* INSTRUCTIONS FOR THE TASK
Omit pictures and quote the listing below line by line, from its start through the line that holds "from bokeh.core.properties import value".

* DATASET SECTION
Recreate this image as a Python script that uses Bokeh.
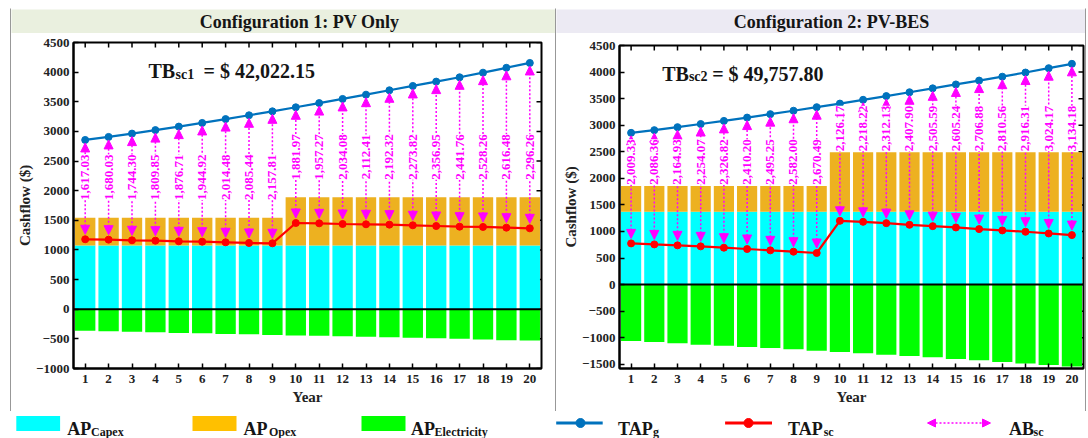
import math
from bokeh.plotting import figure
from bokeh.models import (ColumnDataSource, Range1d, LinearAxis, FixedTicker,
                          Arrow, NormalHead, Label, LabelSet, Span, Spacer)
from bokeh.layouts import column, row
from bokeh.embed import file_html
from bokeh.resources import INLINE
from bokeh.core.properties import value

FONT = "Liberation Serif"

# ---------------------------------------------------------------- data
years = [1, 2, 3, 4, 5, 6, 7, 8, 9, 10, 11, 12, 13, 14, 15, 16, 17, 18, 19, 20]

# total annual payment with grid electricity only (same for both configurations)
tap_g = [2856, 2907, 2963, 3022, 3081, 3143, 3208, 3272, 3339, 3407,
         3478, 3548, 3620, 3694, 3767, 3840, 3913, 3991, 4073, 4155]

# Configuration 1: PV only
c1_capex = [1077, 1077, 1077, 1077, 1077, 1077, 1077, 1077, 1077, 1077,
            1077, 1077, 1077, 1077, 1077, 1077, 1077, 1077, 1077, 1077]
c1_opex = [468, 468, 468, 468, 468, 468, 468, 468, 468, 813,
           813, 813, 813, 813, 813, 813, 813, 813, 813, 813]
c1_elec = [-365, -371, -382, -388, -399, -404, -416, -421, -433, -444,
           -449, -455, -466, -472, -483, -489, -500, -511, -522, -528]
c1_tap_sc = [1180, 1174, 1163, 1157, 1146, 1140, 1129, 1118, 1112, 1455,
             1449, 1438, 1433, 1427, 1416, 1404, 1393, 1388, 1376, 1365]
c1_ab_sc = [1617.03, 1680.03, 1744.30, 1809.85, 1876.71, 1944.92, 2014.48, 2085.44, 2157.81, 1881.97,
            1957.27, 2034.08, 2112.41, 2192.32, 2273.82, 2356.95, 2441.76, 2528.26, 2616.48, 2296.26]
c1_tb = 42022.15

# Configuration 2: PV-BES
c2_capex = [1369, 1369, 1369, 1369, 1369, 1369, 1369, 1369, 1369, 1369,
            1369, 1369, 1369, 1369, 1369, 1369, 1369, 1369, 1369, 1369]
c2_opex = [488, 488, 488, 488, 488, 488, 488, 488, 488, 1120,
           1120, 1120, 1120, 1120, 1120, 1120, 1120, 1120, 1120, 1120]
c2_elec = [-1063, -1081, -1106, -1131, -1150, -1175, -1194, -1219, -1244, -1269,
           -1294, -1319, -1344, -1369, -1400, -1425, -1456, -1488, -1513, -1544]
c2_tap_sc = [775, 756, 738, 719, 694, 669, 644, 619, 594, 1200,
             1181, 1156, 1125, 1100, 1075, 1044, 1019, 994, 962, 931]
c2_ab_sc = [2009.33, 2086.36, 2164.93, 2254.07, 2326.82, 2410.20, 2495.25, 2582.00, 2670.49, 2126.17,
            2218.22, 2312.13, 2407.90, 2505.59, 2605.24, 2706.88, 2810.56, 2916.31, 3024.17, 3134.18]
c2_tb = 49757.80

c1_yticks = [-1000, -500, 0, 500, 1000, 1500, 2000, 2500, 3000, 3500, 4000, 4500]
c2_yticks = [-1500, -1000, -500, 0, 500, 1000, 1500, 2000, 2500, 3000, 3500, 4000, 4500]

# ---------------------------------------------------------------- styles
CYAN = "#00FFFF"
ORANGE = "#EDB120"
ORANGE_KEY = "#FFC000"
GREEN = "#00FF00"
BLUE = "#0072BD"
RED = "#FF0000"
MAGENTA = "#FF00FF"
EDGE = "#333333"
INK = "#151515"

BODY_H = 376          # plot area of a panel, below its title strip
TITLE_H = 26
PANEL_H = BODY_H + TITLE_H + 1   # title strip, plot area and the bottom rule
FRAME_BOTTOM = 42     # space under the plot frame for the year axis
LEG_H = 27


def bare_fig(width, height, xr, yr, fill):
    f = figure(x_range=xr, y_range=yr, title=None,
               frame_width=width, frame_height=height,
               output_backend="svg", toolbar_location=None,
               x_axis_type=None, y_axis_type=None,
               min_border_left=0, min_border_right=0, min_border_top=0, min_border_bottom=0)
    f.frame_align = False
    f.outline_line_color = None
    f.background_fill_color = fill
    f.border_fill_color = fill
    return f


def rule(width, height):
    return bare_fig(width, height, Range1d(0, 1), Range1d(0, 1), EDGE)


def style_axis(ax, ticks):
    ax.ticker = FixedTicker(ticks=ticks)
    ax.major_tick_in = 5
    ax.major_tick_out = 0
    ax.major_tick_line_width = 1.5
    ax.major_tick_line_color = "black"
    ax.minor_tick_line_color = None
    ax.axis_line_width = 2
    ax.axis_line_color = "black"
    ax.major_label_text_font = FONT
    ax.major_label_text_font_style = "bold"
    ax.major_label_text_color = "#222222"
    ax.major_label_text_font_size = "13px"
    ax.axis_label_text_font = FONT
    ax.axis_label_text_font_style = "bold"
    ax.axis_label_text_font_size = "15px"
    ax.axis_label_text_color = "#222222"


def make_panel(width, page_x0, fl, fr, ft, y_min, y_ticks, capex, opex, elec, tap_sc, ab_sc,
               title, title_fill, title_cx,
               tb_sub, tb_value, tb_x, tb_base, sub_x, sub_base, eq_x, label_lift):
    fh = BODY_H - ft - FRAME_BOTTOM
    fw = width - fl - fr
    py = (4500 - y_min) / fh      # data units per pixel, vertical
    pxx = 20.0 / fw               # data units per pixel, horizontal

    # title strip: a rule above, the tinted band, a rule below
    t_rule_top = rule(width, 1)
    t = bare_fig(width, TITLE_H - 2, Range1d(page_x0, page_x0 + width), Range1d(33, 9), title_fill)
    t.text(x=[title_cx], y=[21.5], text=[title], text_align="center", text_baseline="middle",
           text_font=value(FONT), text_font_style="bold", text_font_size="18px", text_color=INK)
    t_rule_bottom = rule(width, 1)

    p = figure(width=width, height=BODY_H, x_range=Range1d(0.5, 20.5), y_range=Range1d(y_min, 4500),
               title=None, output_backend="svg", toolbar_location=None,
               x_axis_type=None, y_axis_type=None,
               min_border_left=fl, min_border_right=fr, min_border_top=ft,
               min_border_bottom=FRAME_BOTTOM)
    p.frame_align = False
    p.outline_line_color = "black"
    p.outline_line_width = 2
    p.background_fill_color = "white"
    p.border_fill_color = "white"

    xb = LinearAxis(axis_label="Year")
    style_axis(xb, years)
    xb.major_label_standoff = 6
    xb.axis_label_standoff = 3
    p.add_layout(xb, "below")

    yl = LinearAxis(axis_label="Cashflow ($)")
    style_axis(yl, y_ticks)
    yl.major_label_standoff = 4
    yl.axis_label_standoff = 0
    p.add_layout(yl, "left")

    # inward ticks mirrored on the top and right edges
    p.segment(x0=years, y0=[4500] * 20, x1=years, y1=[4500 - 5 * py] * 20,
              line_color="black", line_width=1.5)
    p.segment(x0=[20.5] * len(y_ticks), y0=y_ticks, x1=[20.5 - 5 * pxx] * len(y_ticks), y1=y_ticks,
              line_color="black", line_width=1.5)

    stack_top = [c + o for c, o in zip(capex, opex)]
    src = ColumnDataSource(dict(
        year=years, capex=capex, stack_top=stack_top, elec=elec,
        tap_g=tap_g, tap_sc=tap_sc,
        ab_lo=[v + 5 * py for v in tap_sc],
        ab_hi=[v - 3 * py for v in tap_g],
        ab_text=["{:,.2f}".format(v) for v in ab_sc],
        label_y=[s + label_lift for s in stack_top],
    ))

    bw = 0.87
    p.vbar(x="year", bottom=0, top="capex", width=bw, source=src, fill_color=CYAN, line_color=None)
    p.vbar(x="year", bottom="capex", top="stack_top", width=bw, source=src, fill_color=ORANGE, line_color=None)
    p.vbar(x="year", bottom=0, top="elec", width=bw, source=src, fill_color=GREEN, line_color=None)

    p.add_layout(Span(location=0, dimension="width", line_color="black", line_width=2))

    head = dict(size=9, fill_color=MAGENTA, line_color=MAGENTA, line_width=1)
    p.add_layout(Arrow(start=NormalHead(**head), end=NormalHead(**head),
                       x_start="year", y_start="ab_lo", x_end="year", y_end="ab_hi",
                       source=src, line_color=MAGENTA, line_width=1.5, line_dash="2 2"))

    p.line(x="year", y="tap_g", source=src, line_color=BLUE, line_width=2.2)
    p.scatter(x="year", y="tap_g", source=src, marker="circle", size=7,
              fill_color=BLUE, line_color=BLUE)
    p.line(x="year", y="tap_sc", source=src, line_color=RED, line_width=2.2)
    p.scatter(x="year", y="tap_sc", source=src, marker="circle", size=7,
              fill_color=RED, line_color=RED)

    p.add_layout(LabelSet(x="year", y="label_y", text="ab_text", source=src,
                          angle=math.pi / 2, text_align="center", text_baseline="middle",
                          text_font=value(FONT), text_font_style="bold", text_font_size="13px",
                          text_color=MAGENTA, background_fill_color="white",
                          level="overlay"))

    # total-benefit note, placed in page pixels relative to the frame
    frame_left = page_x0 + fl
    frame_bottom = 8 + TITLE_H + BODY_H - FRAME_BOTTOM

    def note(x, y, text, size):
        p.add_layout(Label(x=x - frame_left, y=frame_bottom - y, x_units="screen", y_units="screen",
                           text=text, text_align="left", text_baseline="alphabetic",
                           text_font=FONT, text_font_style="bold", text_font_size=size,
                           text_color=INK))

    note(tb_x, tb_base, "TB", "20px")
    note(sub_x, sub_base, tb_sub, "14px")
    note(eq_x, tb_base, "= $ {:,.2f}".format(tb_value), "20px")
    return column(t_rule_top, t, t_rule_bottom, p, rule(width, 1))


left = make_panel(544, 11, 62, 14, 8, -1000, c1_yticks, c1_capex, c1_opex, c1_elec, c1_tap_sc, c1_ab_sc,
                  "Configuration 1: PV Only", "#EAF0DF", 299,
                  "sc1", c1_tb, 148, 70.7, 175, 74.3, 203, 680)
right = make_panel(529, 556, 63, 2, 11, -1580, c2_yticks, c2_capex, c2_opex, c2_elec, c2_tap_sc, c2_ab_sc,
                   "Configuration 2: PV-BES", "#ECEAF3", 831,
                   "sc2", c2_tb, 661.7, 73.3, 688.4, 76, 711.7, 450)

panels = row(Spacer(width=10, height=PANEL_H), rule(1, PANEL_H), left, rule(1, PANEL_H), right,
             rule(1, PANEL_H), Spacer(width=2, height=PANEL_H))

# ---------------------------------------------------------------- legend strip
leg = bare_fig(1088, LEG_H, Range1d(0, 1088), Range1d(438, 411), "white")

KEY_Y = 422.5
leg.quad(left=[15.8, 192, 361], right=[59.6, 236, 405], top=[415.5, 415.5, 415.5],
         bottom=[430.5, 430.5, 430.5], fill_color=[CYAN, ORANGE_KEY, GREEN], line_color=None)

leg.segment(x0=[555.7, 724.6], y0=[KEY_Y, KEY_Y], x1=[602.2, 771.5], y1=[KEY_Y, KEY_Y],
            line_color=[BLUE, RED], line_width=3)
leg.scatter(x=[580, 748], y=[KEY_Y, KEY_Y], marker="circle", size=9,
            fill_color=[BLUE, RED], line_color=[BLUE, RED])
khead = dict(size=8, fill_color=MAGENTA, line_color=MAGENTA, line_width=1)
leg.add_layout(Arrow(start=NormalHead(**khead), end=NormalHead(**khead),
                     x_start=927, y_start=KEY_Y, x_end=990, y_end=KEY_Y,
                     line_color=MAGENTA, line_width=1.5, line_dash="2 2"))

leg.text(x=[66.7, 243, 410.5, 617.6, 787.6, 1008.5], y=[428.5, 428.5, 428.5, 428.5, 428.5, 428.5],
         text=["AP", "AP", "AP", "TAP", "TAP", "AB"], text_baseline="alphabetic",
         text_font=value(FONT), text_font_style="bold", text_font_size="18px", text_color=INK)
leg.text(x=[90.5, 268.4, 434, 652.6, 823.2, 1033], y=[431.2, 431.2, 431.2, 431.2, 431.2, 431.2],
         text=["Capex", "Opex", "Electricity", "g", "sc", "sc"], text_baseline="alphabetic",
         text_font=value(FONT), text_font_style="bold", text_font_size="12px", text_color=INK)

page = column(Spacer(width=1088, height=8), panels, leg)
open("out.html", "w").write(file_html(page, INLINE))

* WORKED SOLUTION
Recreate this image as a Python script that uses Bokeh.
import math
from bokeh.plotting import figure
from bokeh.models import (ColumnDataSource, Range1d, LinearAxis, FixedTicker,
                          Arrow, NormalHead, Label, LabelSet, Span, Spacer)
from bokeh.layouts import column, row
from bokeh.embed import file_html
from bokeh.resources import INLINE
from bokeh.core.properties import value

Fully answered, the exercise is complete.